Denmark to resume accepting refugees under UN’s quota

Denmark decided to resume accepting refugees under the UN’s quota system, The Local Denmark reported on Wednesday. After a three-year hiatus, the Ministry for Immigration announced the news.

Denmark’s Minister for Immigration and Integration has informed the UN’s arm for refugees, UNHCR, that country resumes its obligations under the UN’s quota system. This month, Mattias Tesfaye, has officially informed the United Nations on that decision.

Danish immigration ministry has also informed UNHCR that it will accept general quota refugees from 2020.

“I informed (the UN on July 11th) that Denmark wishes to accept a small group of quota refugees who require special [medical, ed.] assistance from 2019,” Tesfaye wrote in his message to the Danish daily newspaper.
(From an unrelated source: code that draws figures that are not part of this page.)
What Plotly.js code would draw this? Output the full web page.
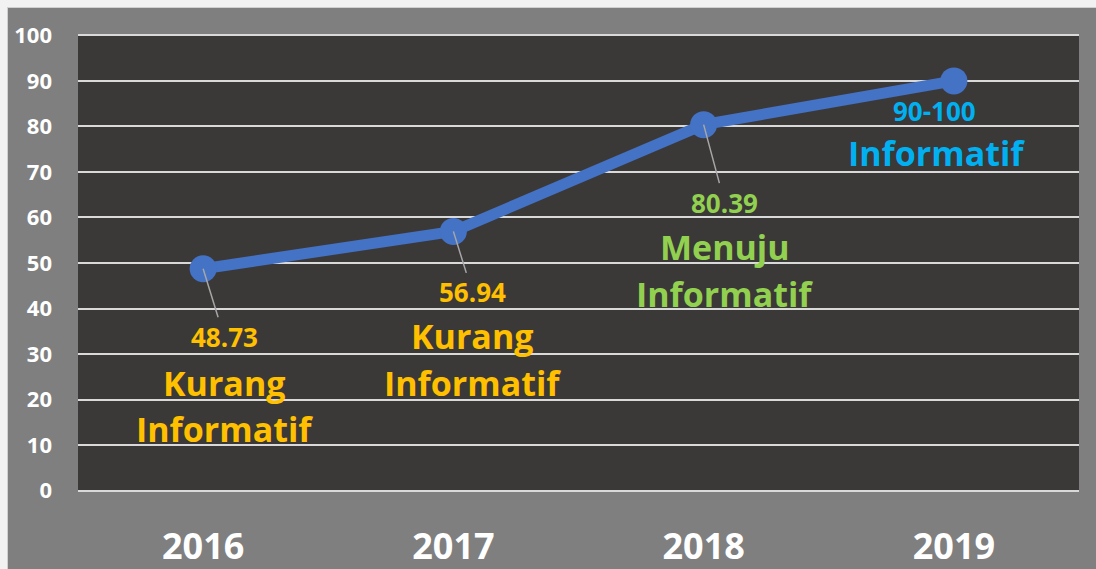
<!DOCTYPE html>
<html>
<head>
<meta charset="utf-8">
<script src="https://cdn.plot.ly/plotly-3.0.1.min.js"></script>
<style>
  html, body { margin: 0; padding: 0; background: #f2f2f2; width: 1096px; height: 569px; overflow: hidden; }
  #chart { position: absolute; left: 7px; top: 7px; width: 1089px; height: 562px; border-left: 1px solid #d0d0d0; border-top: 1px solid #d0d0d0; box-sizing: border-box; }
</style>
</head>
<body>
<div id="chart"></div>
<script>
const years = ['2016', '2017', '2018', '2019'];
const scores = [48.73, 56.94, 80.39, 90];
const valueLabels = ['48.73', '56.94', '80.39', '90-100'];
const categoryLine1 = ['Kurang', 'Kurang', 'Menuju', ''];
const categoryLine2 = ['Informatif', 'Informatif', 'Informatif', 'Informatif'];
const labelColors = ['#FFC000', '#FFC000', '#92D050', '#00B0F0'];
const yTicks = [0, 10, 20, 30, 40, 50, 60, 70, 80, 90, 100];

const FONT = 'Open Sans, Noto Sans, sans-serif';

// label placement offsets (pixels) relative to each point
const valueOffset = [[21, 68], [19, 61], [21, 78], [-19, 30]];
const line1Offset = [[21, -114], [19, -105], [21, -122], [0, 0]];
const line2Offset = [[21, -160], [19, -152], [21, -169], [-17, -72]];

const annotations = [];
years.forEach((yr, i) => {
  const hasLeader = i < 3;
  annotations.push({
    x: i, y: scores[i], xref: 'x', yref: 'y',
    text: valueLabels[i],
    font: { family: FONT, size: 26, color: labelColors[i] },
    showarrow: hasLeader,
    ax: valueOffset[i][0], ay: valueOffset[i][1],
    arrowhead: 0, arrowwidth: 1.5, arrowcolor: '#a6a6a6', standoff: 0,
    xshift: hasLeader ? 0 : valueOffset[i][0],
    yshift: hasLeader ? 0 : -valueOffset[i][1],
    xanchor: 'center', yanchor: 'middle'
  });
  if (categoryLine1[i]) {
    annotations.push({
      x: i, y: scores[i], xref: 'x', yref: 'y', showarrow: false,
      text: categoryLine1[i],
      font: { family: FONT, size: 34, color: labelColors[i] },
      xshift: line1Offset[i][0], yshift: line1Offset[i][1],
      xanchor: 'center', yanchor: 'middle'
    });
  }
  annotations.push({
    x: i, y: scores[i], xref: 'x', yref: 'y', showarrow: false,
    text: categoryLine2[i],
    font: { family: FONT, size: 34, color: labelColors[i] },
    xshift: line2Offset[i][0], yshift: line2Offset[i][1],
    xanchor: 'center', yanchor: 'middle'
  });
});

const trace = {
  type: 'scatter', mode: 'lines+markers',
  x: years, y: scores,
  line: { color: '#4472C4', width: 11 },
  marker: { color: '#4472C4', size: 27 },
  hoverinfo: 'skip'
};

const layout = {
  width: 1089, height: 562,
  margin: { l: 70, r: 18, t: 26, b: 78 },
  paper_bgcolor: '#7f7f7f',
  plot_bgcolor: '#3b3838',
  showlegend: false,
  font: { family: FONT, color: '#ffffff', weight: 700 },
  xaxis: {
    type: 'category', range: [-0.5, 3.5],
    showgrid: false, zeroline: false, showline: false,
    tickfont: { family: FONT, size: 36, color: '#ffffff', weight: 700 },
    ticks: '', ticklabelstandoff: 30
  },
  yaxis: {
    range: [-0.3, 100.3], tickvals: yTicks, ticktext: yTicks.map(String),
    showgrid: true, gridcolor: '#d9d9d9', gridwidth: 2,
    zeroline: false, showline: false,
    tickfont: { family: FONT, size: 22, color: '#ffffff', weight: 700 },
    ticks: '', ticklabelstandoff: 25
  },
  annotations: annotations
};

Plotly.newPlot('chart', [trace], layout, { displayModeBar: false, staticPlot: true });
</script>
</body>
</html>
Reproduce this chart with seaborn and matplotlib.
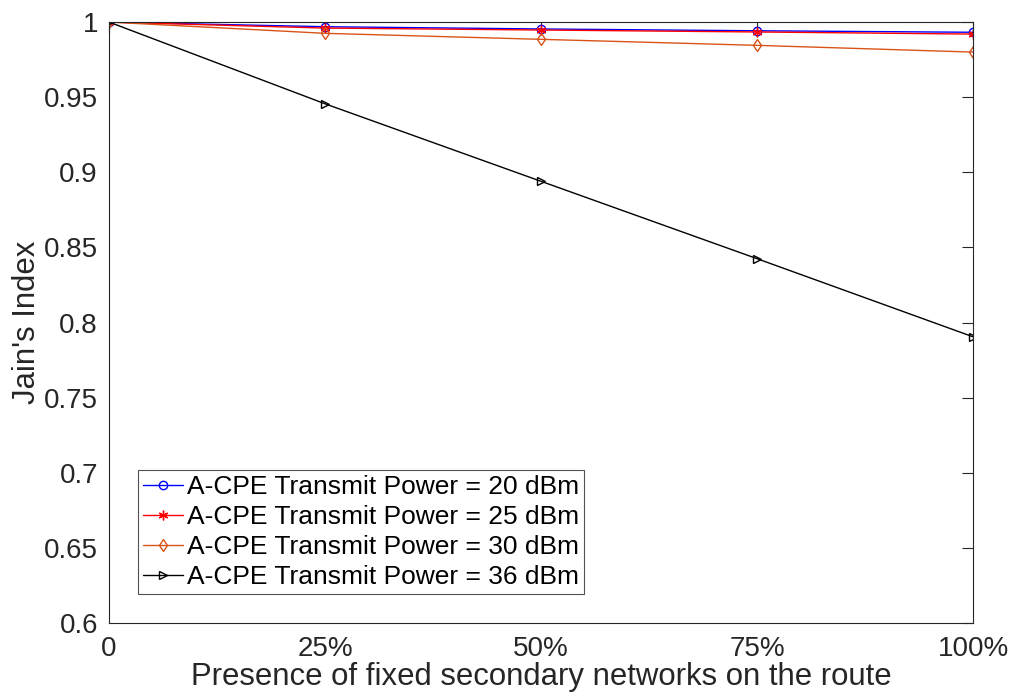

A number of steps are involved in the process of deciding which refugees will be taken in by Denmark, the minister said. The exact number for 2019 is yet to be confirmed, Tesfaye added. Earlier, annual numbers of UN quota refugees for Denmark have been around 500.

In 2016, Denmark first refused to take migrants from the UN’s quota system for resettlement from its UNHCR camps. The reason for the previous government was a need for “breathing space” to manage those already in the country.

Danish Social Democrats insist on accepting refugees

The Social Democrats and three left-wing allied parties in the political agreement which followed the general election in June.

“With an increasing number of refugees who have a pressing need to be resettled, these gestures of solidarity are more important than ever,” the UNHCR’s North Europe spokesperson Caroline Bach praised the decision of Danish Cabinet while the anti-immigration Danish People’s Party (DF) called the decision a “break of campaign promises” by the Social Democrats.

“We consider this a break of campaign promises made by the Social Democrats during the election to retain a strict immigration policy,” DF parliamentary group leader Peter Skaarup said.